How to use feature_importances_ sklearn in python

MlopsHow-ToBeginner · 3 min read

How to Use feature_importances_ in sklearn with Python

In sklearn, you can use the feature_importances_ attribute of tree-based models like RandomForestClassifier to get the importance scores of each feature after training. This attribute shows how much each feature contributes to the model's decisions, helping you understand which features matter most.

📐

Syntax

The feature_importances_ attribute is accessed from a trained sklearn model that supports it, such as RandomForestClassifier or GradientBoostingClassifier. It returns a numpy array of importance scores, one for each feature.

Syntax pattern:

model = SomeTreeBasedModel()
model.fit(X_train, y_train)
importances = model.feature_importances_

Here, importances is an array where each value corresponds to a feature's importance.

python

model = RandomForestClassifier()
model.fit(X_train, y_train)
importances = model.feature_importances_

💻

Example

This example trains a Random Forest classifier on the Iris dataset and prints the feature importances.

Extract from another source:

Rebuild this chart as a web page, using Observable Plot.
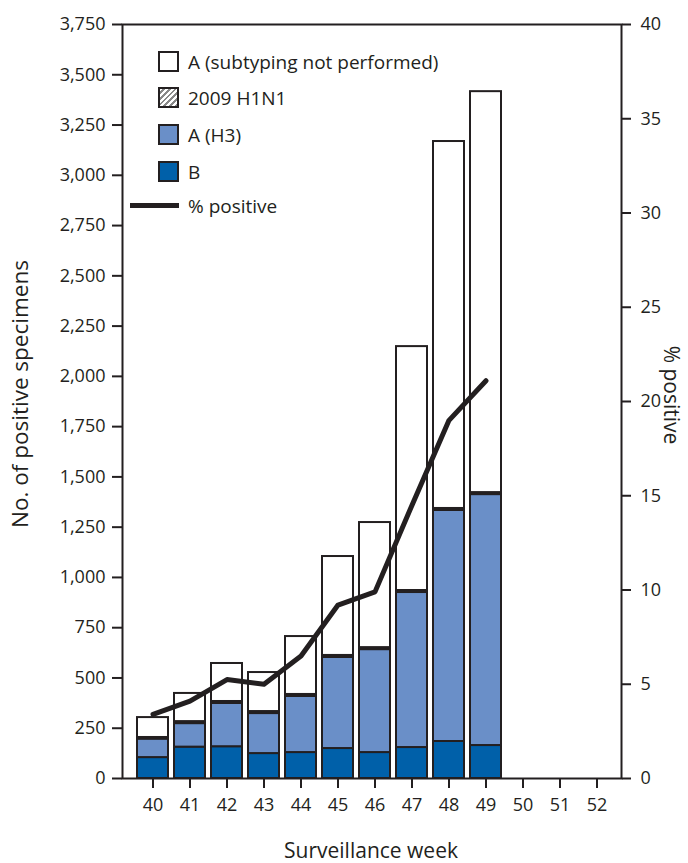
<!DOCTYPE html>
<html><head><meta charset="utf-8">
<script src="https://cdn.jsdelivr.net/npm/d3@7"></script>
<script src="https://cdn.jsdelivr.net/npm/@observablehq/plot@0.6"></script>
<style>
body{margin:0;background:#fff;font-family:"Open Sans",sans-serif;color:#231f20}
#wrap{position:relative;width:688px;height:863px}
.item{position:absolute;display:flex;align-items:center;font-size:19px;white-space:nowrap;height:21px}
.sw{width:17px;height:17px;border:2px solid #231f20;margin-right:9px;flex:none}
.ln{width:49px;height:5px;background:#231f20;margin-right:9px;flex:none}
</style></head><body><div id="wrap"></div>
<script>
// Surveillance weeks (x axis)
const weeks = [40, 41, 42, 43, 44, 45, 46, 47, 48, 49, 50, 51, 52];
// Weeks with data
const dataWeeks = [40, 41, 42, 43, 44, 45, 46, 47, 48, 49];
// Number of positive specimens by type (stack segments)
const seriesB = [104, 156, 158, 124, 129, 149, 129, 154, 184, 164];
const seriesH3 = [92, 117, 215, 199, 279, 453, 512, 771, 1149, 1248];
const seriesH1N1 = [8, 10, 10, 10, 10, 10, 10, 10, 10, 10];
const seriesANotSubtyped = [99, 140, 189, 194, 288, 492, 622, 1213, 1825, 1994];
// Percent positive (right axis)
const pctPositive = [3.4, 4.1, 5.25, 5.0, 6.5, 9.2, 9.9, 14.5, 19.0, 21.1];
// Axis ticks
const leftTicks = [0, 250, 500, 750, 1000, 1250, 1500, 1750, 2000, 2250, 2500, 2750, 3000, 3250, 3500, 3750];
const rightTicks = [0, 5, 10, 15, 20, 25, 30, 35, 40];
// Series names, in stack order (bottom to top)
const types = ["B", "A (H3)", "2009 H1N1", "A (subtyping not performed)"];
const typeFills = ["#0060a9", "#6a8fc8", "url(#hatch)", "#ffffff"];

const rows = [];
const segs = [seriesB, seriesH3, seriesH1N1, seriesANotSubtyped];
dataWeeks.forEach((w, i) => {
  types.forEach((t, j) => rows.push({week: w, type: t, value: segs[j][i]}));
});
const pctRows = dataWeeks.map((w, i) => ({week: w, pct: pctPositive[i]}));
const k = 3750 / 40;
const ink = "#231f20";

const chart = Plot.plot({
  width: 688, height: 863,
  marginLeft: 122, marginRight: 67, marginTop: 24, marginBottom: 85,
  style: {fontFamily: "'Open Sans', sans-serif", fontSize: "18px", color: ink, background: "#fff"},
  x: {type: "band", domain: weeks, range: [134.5, 615.5], paddingInner: 0.16, paddingOuter: 0.08, align: 0.5},
  y: {domain: [0, 3750]},
  color: {type: "ordinal", domain: types, range: typeFills},
  marks: [
    Plot.barY(rows, {x: "week", y: "value", fill: "type", stroke: ink, strokeWidth: 2, order: types}),
    Plot.line(pctRows, {x: "week", y: d => d.pct * k, stroke: ink, strokeWidth: 5}),
    Plot.frame({stroke: ink, strokeWidth: 2}),
    Plot.axisY(leftTicks, {anchor: "left", tickSize: 10, tickPadding: 7, tickFormat: d3.format(","), label: null, strokeWidth: 2, fontSize: 18}),
    Plot.axisY(rightTicks.map(v => v * k), {anchor: "right", tickSize: 9, tickPadding: 10, tickFormat: d => String(Math.round(d / k)), label: null, strokeWidth: 2, fontSize: 18}),
    Plot.axisX(weeks, {tickSize: 10, tickPadding: 10, label: null, strokeWidth: 2, fontSize: 18})
  ]
});

const svg = d3.select(chart);
svg.insert("defs", ":first-child").html(
  '<pattern id="hatch" width="4" height="4" patternUnits="userSpaceOnUse" patternTransform="rotate(45)">' +
  '<rect width="4" height="4" fill="#fff"/><line x1="0" y1="0" x2="0" y2="4" stroke="#888" stroke-width="2"/></pattern>'
);
svg.append("text").attr("x", 371).attr("y", 858).attr("text-anchor", "middle")
  .attr("font-size", 21).attr("fill", ink).text("Surveillance week");
svg.append("text").attr("transform", "translate(22,394) rotate(-90)").attr("text-anchor", "middle")
  .attr("dominant-baseline", "middle").attr("font-size", 22.5).attr("fill", ink).text("No. of positive specimens");
svg.append("text").attr("transform", "translate(670,395) rotate(90)").attr("text-anchor", "middle")
  .attr("dominant-baseline", "middle").attr("font-size", 21).attr("fill", ink).text("% positive");

const wrap = document.getElementById("wrap");
wrap.appendChild(chart);

// Legend
const legendItems = [
  {label: "A (subtyping not performed)", bg: "#ffffff", top: 51},
  {label: "2009 H1N1", bg: "repeating-linear-gradient(135deg,#fff 0 2px,#888 2px 4px)", top: 87},
  {label: "A (H3)", bg: "#6a8fc8", top: 124},
  {label: "B", bg: "#0060a9", top: 161}
];
legendItems.forEach(it => {
  const d = document.createElement("div");
  d.className = "item";
  d.style.left = "158px"; d.style.top = it.top + "px";
  d.innerHTML = `<span class="sw" style="background:${it.bg}"></span><span>${it.label}</span>`;
  wrap.appendChild(d);
});
const ld = document.createElement("div");
ld.className = "item"; ld.style.left = "130px"; ld.style.top = "195px";
ld.innerHTML = '<span class="ln"></span><span>% positive</span>';
wrap.appendChild(ld);
</script></body></html>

It shows which flower features are most important for classification.

python

from sklearn.datasets import load_iris
from sklearn.ensemble import RandomForestClassifier

# Load data
iris = load_iris()
X, y = iris.data, iris.target

# Train model
model = RandomForestClassifier(random_state=42)
model.fit(X, y)

# Get feature importances
importances = model.feature_importances_

# Print feature names with their importance
for name, importance in zip(iris.feature_names, importances):
    print(f"{name}: {importance:.3f}")

Output

sepal length (cm): 0.096 sepal width (cm): 0.022 petal length (cm): 0.430 petal width (cm): 0.452

⚠️

Common Pitfalls

Using feature_importances_ before training: The attribute is only available after calling fit(). Accessing it before will cause an error.
Using models without feature_importances_: Not all sklearn models have this attribute (e.g., LogisticRegression does not). Use tree-based models like Random Forest or Gradient Boosting.
Misinterpreting values: The importances are relative and sum to 1. They show contribution to the model but not causation.

python

from sklearn.linear_model import LogisticRegression
model = LogisticRegression()
model.fit(X, y)

# This will raise AttributeError
# print(model.feature_importances_)

# Correct: Use a tree-based model
from sklearn.ensemble import RandomForestClassifier
model = RandomForestClassifier()
model.fit(X, y)
print(model.feature_importances_)

📊

Quick Reference

Step	Description
Train model	Call fit() on a tree-based sklearn model
Access importances	Use model.feature_importances_ after training
Interpret	Higher values mean more important features
Limitations	Only available for some models; values are relative

✅

Key Takeaways

Use feature_importances_ only after fitting a tree-based sklearn model.

It returns an array showing the relative importance of each feature.

Not all sklearn models have feature_importances_; prefer RandomForest or GradientBoosting.

Feature importances help identify which features influence model decisions most.

Interpret importances as relative scores, not absolute causation.